Written task: From the first line of the data down to and including the line with "Sans Condensed', 'DejaVu", copy everything exactly, leaving out pictures.

--- begin ---

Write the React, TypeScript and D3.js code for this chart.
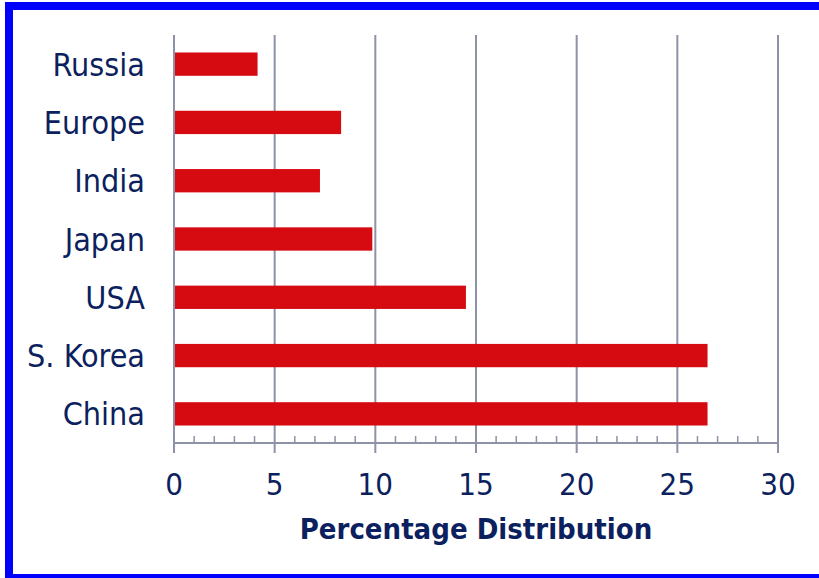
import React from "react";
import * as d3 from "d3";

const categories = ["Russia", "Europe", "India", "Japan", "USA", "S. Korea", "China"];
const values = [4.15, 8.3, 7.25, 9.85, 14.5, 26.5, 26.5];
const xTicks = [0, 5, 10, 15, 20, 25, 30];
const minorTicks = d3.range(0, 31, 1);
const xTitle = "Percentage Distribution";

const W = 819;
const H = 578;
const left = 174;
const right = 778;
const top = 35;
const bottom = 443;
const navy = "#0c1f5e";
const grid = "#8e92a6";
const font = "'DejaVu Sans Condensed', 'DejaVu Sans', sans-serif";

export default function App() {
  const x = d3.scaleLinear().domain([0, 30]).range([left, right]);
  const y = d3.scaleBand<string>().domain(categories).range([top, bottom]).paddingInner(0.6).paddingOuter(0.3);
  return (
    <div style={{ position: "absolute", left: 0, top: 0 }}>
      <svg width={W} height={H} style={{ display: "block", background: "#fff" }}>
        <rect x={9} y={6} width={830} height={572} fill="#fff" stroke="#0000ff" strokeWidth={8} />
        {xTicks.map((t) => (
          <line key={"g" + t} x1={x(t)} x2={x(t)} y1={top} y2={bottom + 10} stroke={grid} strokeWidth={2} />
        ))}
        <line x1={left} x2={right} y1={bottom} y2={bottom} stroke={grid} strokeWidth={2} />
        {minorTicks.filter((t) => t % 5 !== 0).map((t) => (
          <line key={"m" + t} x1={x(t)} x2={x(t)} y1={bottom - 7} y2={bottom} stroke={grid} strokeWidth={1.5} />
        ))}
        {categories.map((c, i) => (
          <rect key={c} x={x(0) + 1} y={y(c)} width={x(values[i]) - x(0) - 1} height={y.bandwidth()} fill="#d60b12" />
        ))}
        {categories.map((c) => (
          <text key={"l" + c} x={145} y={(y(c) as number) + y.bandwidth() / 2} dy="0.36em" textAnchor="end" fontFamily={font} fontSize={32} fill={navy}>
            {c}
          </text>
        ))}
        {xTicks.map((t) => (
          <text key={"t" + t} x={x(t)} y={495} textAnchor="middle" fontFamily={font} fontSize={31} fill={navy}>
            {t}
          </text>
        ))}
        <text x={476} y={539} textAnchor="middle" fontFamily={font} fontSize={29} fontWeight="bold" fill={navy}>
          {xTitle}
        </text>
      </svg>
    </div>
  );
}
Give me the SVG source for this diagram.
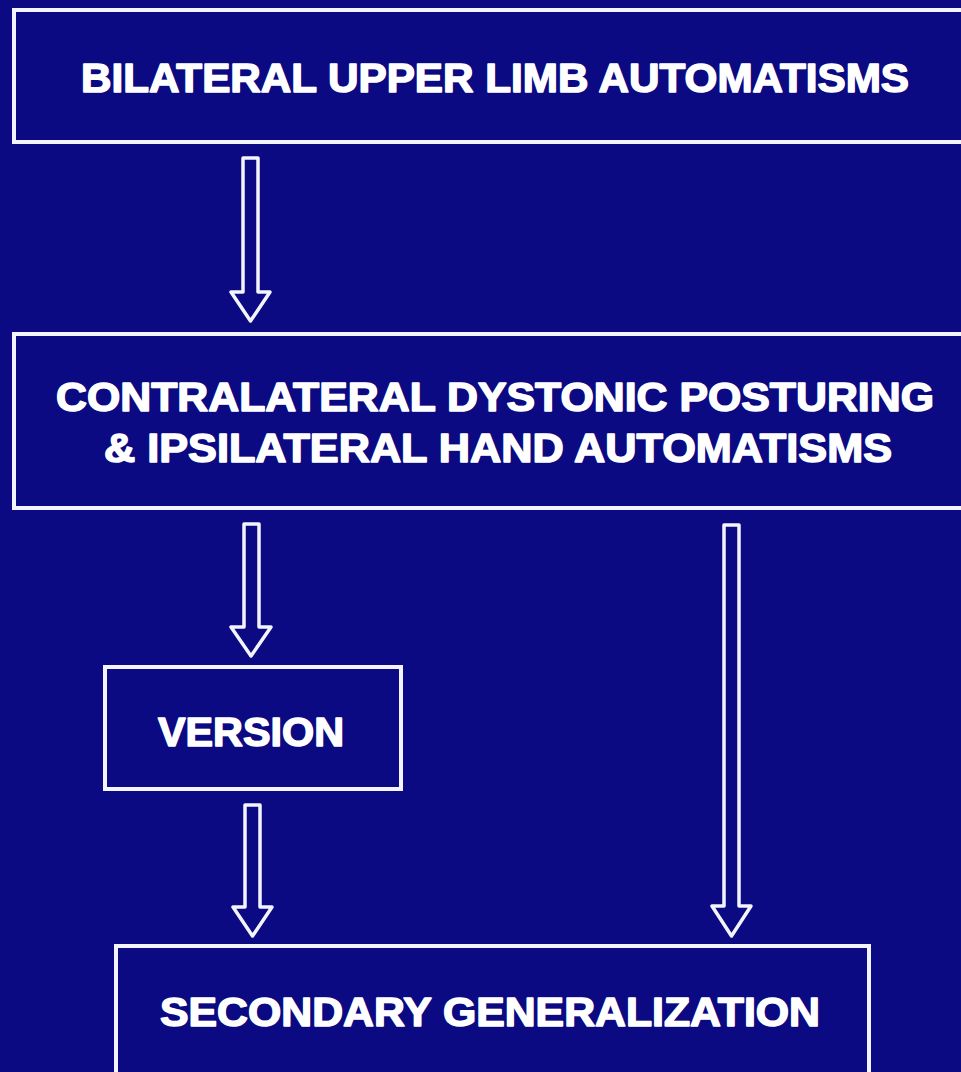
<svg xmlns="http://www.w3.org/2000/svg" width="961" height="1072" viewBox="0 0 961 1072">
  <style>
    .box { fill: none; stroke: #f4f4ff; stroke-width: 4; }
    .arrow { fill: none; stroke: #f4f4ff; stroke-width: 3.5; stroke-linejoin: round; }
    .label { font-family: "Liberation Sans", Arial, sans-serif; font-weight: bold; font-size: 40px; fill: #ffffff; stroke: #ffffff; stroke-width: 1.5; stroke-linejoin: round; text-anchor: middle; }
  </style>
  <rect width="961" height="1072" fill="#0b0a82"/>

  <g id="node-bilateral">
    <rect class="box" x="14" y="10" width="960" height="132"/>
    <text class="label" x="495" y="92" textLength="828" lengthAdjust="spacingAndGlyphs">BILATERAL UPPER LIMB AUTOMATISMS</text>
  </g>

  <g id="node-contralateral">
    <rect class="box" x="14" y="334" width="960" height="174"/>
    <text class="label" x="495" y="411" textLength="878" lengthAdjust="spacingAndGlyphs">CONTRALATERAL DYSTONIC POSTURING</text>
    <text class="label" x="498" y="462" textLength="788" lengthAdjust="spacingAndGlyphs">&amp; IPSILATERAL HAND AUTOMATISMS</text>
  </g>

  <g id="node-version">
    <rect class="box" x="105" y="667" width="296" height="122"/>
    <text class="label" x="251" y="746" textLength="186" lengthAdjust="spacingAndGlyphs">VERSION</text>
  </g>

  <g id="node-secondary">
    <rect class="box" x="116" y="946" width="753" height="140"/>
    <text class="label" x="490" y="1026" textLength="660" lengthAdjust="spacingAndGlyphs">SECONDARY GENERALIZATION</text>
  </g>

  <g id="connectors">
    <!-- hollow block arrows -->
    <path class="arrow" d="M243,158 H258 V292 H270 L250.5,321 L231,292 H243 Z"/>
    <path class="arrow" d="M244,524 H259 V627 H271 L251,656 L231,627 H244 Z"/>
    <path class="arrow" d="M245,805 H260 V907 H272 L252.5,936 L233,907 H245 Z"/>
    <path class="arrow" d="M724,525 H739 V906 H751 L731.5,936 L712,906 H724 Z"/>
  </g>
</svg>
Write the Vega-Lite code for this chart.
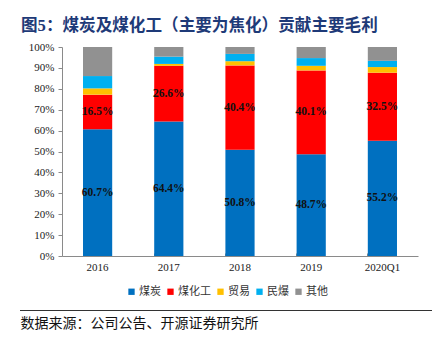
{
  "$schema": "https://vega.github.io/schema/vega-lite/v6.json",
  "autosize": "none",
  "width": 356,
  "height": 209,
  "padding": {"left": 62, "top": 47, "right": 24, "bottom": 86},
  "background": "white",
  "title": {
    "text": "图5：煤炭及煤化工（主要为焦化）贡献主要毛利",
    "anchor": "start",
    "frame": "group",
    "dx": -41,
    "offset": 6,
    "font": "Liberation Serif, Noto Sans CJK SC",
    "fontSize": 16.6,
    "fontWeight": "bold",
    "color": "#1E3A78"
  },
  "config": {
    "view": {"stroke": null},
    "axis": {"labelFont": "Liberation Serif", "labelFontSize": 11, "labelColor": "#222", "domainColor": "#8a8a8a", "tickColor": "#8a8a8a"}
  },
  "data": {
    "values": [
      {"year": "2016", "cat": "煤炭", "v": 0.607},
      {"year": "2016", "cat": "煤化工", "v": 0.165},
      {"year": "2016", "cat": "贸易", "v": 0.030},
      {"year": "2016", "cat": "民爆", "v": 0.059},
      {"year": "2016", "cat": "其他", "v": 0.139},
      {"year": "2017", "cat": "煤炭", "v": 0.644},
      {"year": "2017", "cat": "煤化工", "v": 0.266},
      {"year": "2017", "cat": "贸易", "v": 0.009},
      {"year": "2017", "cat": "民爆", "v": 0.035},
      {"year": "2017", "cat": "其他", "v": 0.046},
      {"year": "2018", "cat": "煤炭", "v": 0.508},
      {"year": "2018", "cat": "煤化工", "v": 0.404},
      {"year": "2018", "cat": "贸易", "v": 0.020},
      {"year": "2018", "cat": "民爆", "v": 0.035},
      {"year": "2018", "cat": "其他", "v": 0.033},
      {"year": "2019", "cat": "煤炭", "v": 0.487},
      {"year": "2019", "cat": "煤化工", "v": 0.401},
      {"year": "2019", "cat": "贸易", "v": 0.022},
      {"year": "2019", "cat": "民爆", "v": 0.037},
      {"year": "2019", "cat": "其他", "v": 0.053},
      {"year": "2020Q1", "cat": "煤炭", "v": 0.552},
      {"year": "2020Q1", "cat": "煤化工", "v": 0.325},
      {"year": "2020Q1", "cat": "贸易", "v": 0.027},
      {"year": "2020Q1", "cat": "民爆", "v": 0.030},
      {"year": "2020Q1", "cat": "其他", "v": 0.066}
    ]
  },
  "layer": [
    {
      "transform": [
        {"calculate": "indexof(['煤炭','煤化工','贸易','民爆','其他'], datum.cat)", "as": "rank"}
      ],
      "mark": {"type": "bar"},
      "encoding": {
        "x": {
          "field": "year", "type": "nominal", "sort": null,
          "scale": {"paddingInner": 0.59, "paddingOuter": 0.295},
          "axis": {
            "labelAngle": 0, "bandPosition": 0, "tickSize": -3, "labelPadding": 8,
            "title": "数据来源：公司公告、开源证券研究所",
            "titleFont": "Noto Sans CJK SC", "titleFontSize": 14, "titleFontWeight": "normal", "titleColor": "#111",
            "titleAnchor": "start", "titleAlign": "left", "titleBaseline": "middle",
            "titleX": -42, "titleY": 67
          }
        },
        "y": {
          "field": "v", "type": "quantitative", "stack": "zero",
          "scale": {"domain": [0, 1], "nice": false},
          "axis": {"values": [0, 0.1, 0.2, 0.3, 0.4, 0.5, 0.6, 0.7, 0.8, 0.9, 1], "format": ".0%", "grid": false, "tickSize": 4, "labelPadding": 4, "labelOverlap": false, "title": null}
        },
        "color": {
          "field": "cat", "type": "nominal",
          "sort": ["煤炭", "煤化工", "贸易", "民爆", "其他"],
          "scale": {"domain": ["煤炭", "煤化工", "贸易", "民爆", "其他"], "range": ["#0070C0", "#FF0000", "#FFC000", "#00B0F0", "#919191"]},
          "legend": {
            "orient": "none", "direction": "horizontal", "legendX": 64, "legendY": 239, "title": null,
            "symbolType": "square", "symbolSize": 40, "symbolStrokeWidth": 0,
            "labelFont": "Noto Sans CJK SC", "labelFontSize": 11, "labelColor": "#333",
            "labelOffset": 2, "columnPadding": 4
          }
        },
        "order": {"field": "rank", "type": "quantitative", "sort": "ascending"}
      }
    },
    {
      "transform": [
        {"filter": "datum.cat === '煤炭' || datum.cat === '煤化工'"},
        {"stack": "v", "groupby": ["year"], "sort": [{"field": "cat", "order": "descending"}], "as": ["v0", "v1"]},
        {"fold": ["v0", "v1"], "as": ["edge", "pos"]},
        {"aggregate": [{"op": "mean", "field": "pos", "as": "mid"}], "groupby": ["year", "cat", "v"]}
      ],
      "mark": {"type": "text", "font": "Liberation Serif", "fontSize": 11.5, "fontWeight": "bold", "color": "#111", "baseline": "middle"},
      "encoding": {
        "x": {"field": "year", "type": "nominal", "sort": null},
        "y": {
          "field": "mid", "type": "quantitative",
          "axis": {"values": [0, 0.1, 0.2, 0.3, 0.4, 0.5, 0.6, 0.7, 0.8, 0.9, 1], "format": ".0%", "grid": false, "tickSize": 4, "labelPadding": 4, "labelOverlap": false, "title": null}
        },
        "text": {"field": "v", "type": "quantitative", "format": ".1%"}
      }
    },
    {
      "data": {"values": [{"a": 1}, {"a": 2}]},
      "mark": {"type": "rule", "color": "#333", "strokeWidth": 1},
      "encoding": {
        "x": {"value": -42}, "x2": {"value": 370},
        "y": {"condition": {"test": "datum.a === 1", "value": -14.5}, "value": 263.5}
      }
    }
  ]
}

--- end ---

Full output:
Write the React, TypeScript and D3.js code for this chart.
import React from "react";
import * as d3 from "d3";

const categories = ["Russia", "Europe", "India", "Japan", "USA", "S. Korea", "China"];
const values = [4.15, 8.3, 7.25, 9.85, 14.5, 26.5, 26.5];
const xTicks = [0, 5, 10, 15, 20, 25, 30];
const minorTicks = d3.range(0, 31, 1);
const xTitle = "Percentage Distribution";

const W = 819;
const H = 578;
const left = 174;
const right = 778;
const top = 35;
const bottom = 443;
const navy = "#0c1f5e";
const grid = "#8e92a6";
const font = "'DejaVu Sans Condensed', 'DejaVu Sans', sans-serif";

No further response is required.